_What is being asked_:
Return, without pictures, the lines from the start of the data through the one that contains "insulin_y = [152, 129, 134, 129]".

_Data provided_:
◆ ◆ ◆
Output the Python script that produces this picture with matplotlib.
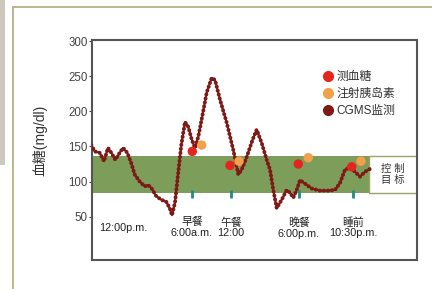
import matplotlib
matplotlib.use("Agg")
import matplotlib.pyplot as plt
from matplotlib.patches import Rectangle
from matplotlib.lines import Line2D

plt.rcParams['font.family'] = ['Liberation Sans', 'Noto Sans CJK SC', 'DejaVu Sans']

# ---- data ----
cgms_x = [91.3, 94.7, 99.7, 104, 108, 111.3, 115.3, 119.7, 123, 127.3, 131.3, 134.7, 139.7,
          144.7, 148, 151.3, 156.3, 161.3, 166.3, 169.7, 172, 175, 178, 181.3, 185, 188.3,
          191.7, 195, 198.3, 201.7, 206.7, 211.7, 215, 220, 226.7, 233.3, 238.3, 241.7,
          246.7, 252.7, 256.7, 261.7, 266.7, 270, 273.3, 276.7, 281.7, 286.7, 290, 293.3,
          296.7, 300, 305, 311.7, 320, 328, 335, 340, 345, 350, 355, 360, 365, 370]
cgms_y = [152, 143, 141, 129, 148, 141, 131, 141, 148, 141, 126, 110, 100,
          93, 95, 91, 79, 74, 71, 62, 52, 70, 110, 152, 185, 178,
          160, 148, 164, 189, 227, 248, 245, 217, 184, 145, 110, 117,
          135, 160, 174, 155, 131, 117, 88, 62, 74, 88, 84, 77,
          88, 102, 97, 90, 87, 87, 88, 98, 117, 120, 114, 107, 114, 118]

finger_x = [192.3, 230, 298.3, 351.7]
finger_y = [143, 123, 125, 121]
insulin_x = [201.7, 239, 308.3, 361]
insulin_y = [152, 129, 134, 129]

meal_x = [192, 231, 299, 353]
meal_labels = ["早餐\n6:00a.m.", "午餐\n12:00", "晚餐\n6:00p.m.", "睡前\n10:30p.m."]
start_x = 123
start_label = "12:00p.m."

target_low, target_high = 84, 137
yticks = [50, 100, 150, 200, 250, 300]
legend_labels = ["测血糖", "注射胰岛素", "CGMS监测"]
ylabel = "血糖(mg/dl)"
target_label = "控 制\n目 标"

# ---- figure ----
W, H = 432, 289
fig = plt.figure(figsize=(W / 100, H / 100), dpi=100)
fig.patch.set_facecolor('white')

# decorative outer frame and left strip
fig.patches.append(Rectangle((12.5 / W, -0.1), 1.2, 1 - 7 / H + 0.1, transform=fig.transFigure,
                             fill=False, edgecolor='#bdb58c', lw=1.4))
fig.patches.append(Rectangle((0, 1 - 165 / H), 4.5 / W, 165 / H, transform=fig.transFigure,
                             facecolor='#cbc8bd', edgecolor='none'))

ax = fig.add_axes([92 / W, 1 - 260 / H, (417 - 92) / W, (260 - 40) / H])
ax.set_xlim(92, 417)
ax.set_ylim(-12, 302)

green = '#7d9d5a'
box_left = 369
ax.axhspan(target_low, target_high, xmin=0, xmax=(box_left - 92) / (417 - 92),
           facecolor=green, edgecolor='none', zorder=1)
ax.add_patch(Rectangle((box_left, target_low), 417 - box_left, target_high - target_low,
                       facecolor='white', edgecolor='#9aa36a', lw=1.0, zorder=1))
ax.text((box_left + 417) / 2, (target_low + target_high) / 2, target_label, ha='center',
        va='center', fontsize=7.5, color='#333333', linespacing=1.1, zorder=3)

# meal tick marks
ax.vlines(meal_x, 76, 88, colors='#1e8c7e', lw=2.0, zorder=2)

# CGMS curve
cgms_color = '#7e1a16'
ax.plot(cgms_x, cgms_y, color=cgms_color, lw=1.5, zorder=3, solid_joinstyle='round')
ax.plot(cgms_x, cgms_y, color=cgms_color, lw=2.9, linestyle=(0, (0.01, 1.0)),
        dash_capstyle='round', zorder=3)

ax.scatter(finger_x, finger_y, s=46, color='#e5251d', zorder=4, edgecolors='none')
ax.scatter(insulin_x, insulin_y, s=46, color='#f2a04a', zorder=4, edgecolors='none')

# x labels inside axes
ax.text(start_x, 34, start_label, ha='center', va='center', fontsize=7.8, color='#222222')
for x, lab in zip(meal_x, meal_labels):
    ax.text(x, 34, lab, ha='center', va='center', fontsize=7.8, color='#222222', linespacing=1.1)

ax.set_xticks([])
ax.set_yticks(yticks)
ax.tick_params(axis='y', length=2, width=0.8, labelsize=8.3, colors='#444444', pad=1)
for s in ax.spines.values():
    s.set_color('#555555')
    s.set_linewidth(1.5)

fig.text(40 / W, 1 - 140 / H, ylabel, rotation=90, ha='center', va='center',
         fontsize=10, color='#333333')

handles = [
    Line2D([], [], marker='o', ls='none', color='#e5251d', markersize=7),
    Line2D([], [], marker='o', ls='none', color='#f2a04a', markersize=7),
    Line2D([], [], marker='o', ls='none', color=cgms_color, markersize=7),
]
leg = ax.legend(handles, legend_labels, loc='upper left', bbox_to_anchor=((317 - 92) / 220 * 220 / 325, 1 - 26 / 220),
                frameon=False, fontsize=8.5, handletextpad=0.25, labelspacing=0.45,
                borderaxespad=0, handlelength=1.0)
for t in leg.get_texts():
    t.set_color('#333333')

fig.savefig('out.png', dpi=100)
◆ ◆ ◆
_Full output_:
Output the Python script that produces this picture with matplotlib.
import matplotlib
matplotlib.use("Agg")
import matplotlib.pyplot as plt
from matplotlib.patches import Rectangle
from matplotlib.lines import Line2D

plt.rcParams['font.family'] = ['Liberation Sans', 'Noto Sans CJK SC', 'DejaVu Sans']

# ---- data ----
cgms_x = [91.3, 94.7, 99.7, 104, 108, 111.3, 115.3, 119.7, 123, 127.3, 131.3, 134.7, 139.7,
          144.7, 148, 151.3, 156.3, 161.3, 166.3, 169.7, 172, 175, 178, 181.3, 185, 188.3,
          191.7, 195, 198.3, 201.7, 206.7, 211.7, 215, 220, 226.7, 233.3, 238.3, 241.7,
          246.7, 252.7, 256.7, 261.7, 266.7, 270, 273.3, 276.7, 281.7, 286.7, 290, 293.3,
          296.7, 300, 305, 311.7, 320, 328, 335, 340, 345, 350, 355, 360, 365, 370]
cgms_y = [152, 143, 141, 129, 148, 141, 131, 141, 148, 141, 126, 110, 100,
          93, 95, 91, 79, 74, 71, 62, 52, 70, 110, 152, 185, 178,
          160, 148, 164, 189, 227, 248, 245, 217, 184, 145, 110, 117,
          135, 160, 174, 155, 131, 117, 88, 62, 74, 88, 84, 77,
          88, 102, 97, 90, 87, 87, 88, 98, 117, 120, 114, 107, 114, 118]

finger_x = [192.3, 230, 298.3, 351.7]
finger_y = [143, 123, 125, 121]
insulin_x = [201.7, 239, 308.3, 361]
insulin_y = [152, 129, 134, 129]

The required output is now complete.